## Information provided

********

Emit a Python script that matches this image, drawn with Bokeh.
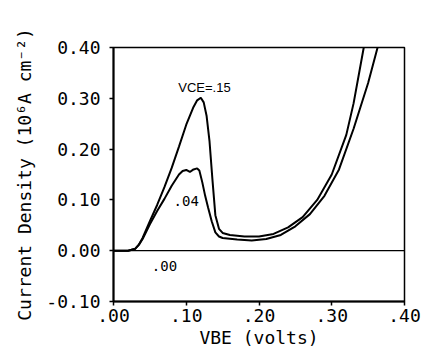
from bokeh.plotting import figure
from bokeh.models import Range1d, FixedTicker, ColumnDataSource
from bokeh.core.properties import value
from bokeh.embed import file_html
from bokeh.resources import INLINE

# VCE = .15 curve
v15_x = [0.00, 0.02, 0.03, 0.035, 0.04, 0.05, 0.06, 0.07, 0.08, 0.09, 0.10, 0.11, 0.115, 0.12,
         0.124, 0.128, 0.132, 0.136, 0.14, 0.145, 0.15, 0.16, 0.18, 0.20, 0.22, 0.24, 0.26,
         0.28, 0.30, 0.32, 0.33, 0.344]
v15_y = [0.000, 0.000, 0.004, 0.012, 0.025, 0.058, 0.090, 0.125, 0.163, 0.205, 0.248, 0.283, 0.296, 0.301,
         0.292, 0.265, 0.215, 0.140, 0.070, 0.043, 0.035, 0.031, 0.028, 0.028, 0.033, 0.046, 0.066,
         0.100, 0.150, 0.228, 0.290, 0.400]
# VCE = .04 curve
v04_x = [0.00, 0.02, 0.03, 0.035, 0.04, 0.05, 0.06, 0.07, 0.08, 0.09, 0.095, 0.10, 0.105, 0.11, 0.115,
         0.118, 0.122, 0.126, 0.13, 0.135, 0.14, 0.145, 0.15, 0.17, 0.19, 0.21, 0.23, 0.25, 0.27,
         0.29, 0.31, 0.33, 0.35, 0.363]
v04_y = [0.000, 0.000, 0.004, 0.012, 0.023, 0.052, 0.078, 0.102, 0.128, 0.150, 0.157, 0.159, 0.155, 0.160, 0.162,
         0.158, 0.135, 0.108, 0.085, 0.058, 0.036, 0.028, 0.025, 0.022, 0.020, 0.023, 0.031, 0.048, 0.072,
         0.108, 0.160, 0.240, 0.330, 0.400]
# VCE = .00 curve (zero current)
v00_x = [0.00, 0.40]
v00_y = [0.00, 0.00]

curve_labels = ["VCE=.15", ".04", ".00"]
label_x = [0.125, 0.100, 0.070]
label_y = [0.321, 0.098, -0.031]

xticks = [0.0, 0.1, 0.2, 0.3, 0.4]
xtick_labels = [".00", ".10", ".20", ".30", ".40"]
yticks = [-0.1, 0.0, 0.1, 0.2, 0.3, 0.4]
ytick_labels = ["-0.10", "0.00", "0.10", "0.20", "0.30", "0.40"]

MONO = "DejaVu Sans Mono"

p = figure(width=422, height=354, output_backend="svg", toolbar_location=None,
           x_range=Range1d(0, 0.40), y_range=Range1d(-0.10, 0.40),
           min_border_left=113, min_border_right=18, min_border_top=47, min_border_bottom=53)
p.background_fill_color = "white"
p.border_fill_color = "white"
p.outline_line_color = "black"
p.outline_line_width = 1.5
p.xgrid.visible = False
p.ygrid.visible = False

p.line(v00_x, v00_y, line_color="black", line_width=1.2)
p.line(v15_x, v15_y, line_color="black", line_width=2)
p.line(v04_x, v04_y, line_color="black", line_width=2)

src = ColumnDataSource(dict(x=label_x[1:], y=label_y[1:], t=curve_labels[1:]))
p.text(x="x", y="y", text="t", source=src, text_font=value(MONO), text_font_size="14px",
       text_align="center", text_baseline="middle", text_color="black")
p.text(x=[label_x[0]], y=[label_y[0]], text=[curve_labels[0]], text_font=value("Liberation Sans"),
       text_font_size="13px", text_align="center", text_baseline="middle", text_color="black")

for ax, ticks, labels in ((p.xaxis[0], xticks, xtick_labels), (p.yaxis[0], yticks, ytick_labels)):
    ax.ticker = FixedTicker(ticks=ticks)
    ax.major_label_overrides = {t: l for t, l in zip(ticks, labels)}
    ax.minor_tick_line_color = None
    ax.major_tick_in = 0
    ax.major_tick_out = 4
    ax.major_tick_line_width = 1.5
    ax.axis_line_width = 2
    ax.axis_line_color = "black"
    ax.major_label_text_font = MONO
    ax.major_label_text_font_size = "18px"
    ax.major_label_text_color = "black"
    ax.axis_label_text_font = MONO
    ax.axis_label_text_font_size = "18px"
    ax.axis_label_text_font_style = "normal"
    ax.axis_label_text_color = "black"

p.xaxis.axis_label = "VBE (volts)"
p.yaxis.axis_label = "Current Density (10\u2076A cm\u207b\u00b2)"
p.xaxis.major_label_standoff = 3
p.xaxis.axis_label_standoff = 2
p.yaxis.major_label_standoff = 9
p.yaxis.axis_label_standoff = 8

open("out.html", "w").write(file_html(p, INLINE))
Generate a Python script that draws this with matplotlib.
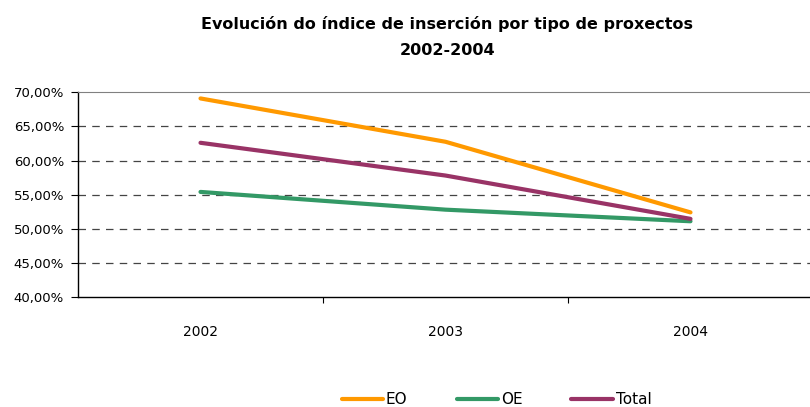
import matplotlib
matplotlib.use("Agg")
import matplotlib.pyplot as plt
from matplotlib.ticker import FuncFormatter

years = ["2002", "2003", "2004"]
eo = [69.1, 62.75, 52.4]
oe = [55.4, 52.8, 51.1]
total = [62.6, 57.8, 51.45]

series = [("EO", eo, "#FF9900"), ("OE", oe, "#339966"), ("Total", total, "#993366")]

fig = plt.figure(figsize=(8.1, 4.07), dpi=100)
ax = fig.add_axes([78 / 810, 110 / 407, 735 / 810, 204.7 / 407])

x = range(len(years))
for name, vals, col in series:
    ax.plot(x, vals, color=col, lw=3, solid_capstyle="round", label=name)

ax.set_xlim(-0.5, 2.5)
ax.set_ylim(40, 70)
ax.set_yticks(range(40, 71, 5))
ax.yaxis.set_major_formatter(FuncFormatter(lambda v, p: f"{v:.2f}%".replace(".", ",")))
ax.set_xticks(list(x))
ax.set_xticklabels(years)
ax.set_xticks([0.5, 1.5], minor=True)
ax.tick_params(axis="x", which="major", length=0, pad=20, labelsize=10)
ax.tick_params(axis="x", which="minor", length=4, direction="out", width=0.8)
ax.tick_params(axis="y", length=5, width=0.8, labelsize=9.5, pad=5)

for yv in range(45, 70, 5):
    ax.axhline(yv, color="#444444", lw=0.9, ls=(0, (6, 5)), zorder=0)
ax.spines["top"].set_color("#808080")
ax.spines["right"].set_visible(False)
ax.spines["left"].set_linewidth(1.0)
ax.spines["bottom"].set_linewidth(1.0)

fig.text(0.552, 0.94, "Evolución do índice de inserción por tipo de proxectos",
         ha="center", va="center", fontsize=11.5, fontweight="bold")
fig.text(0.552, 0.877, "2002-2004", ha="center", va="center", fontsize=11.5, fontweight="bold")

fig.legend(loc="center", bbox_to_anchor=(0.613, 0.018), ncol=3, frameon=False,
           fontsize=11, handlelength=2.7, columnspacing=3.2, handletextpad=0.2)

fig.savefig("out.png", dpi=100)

********

Extract exactly the lines above from the line containing "Generate a Python" through the last one, both ends included, but not the pictures.

Generate a Python script that draws this with matplotlib.
import matplotlib
matplotlib.use("Agg")
import matplotlib.pyplot as plt
from matplotlib.ticker import FuncFormatter

years = ["2002", "2003", "2004"]
eo = [69.1, 62.75, 52.4]
oe = [55.4, 52.8, 51.1]
total = [62.6, 57.8, 51.45]

series = [("EO", eo, "#FF9900"), ("OE", oe, "#339966"), ("Total", total, "#993366")]

fig = plt.figure(figsize=(8.1, 4.07), dpi=100)
ax = fig.add_axes([78 / 810, 110 / 407, 735 / 810, 204.7 / 407])

x = range(len(years))
for name, vals, col in series:
    ax.plot(x, vals, color=col, lw=3, solid_capstyle="round", label=name)

ax.set_xlim(-0.5, 2.5)
ax.set_ylim(40, 70)
ax.set_yticks(range(40, 71, 5))
ax.yaxis.set_major_formatter(FuncFormatter(lambda v, p: f"{v:.2f}%".replace(".", ",")))
ax.set_xticks(list(x))
ax.set_xticklabels(years)
ax.set_xticks([0.5, 1.5], minor=True)
ax.tick_params(axis="x", which="major", length=0, pad=20, labelsize=10)
ax.tick_params(axis="x", which="minor", length=4, direction="out", width=0.8)
ax.tick_params(axis="y", length=5, width=0.8, labelsize=9.5, pad=5)

for yv in range(45, 70, 5):
    ax.axhline(yv, color="#444444", lw=0.9, ls=(0, (6, 5)), zorder=0)
ax.spines["top"].set_color("#808080")
ax.spines["right"].set_visible(False)
ax.spines["left"].set_linewidth(1.0)
ax.spines["bottom"].set_linewidth(1.0)

fig.text(0.552, 0.94, "Evolución do índice de inserción por tipo de proxectos",
         ha="center", va="center", fontsize=11.5, fontweight="bold")
fig.text(0.552, 0.877, "2002-2004", ha="center", va="center", fontsize=11.5, fontweight="bold")

fig.legend(loc="center", bbox_to_anchor=(0.613, 0.018), ncol=3, frameon=False,
           fontsize=11, handlelength=2.7, columnspacing=3.2, handletextpad=0.2)

fig.savefig("out.png", dpi=100)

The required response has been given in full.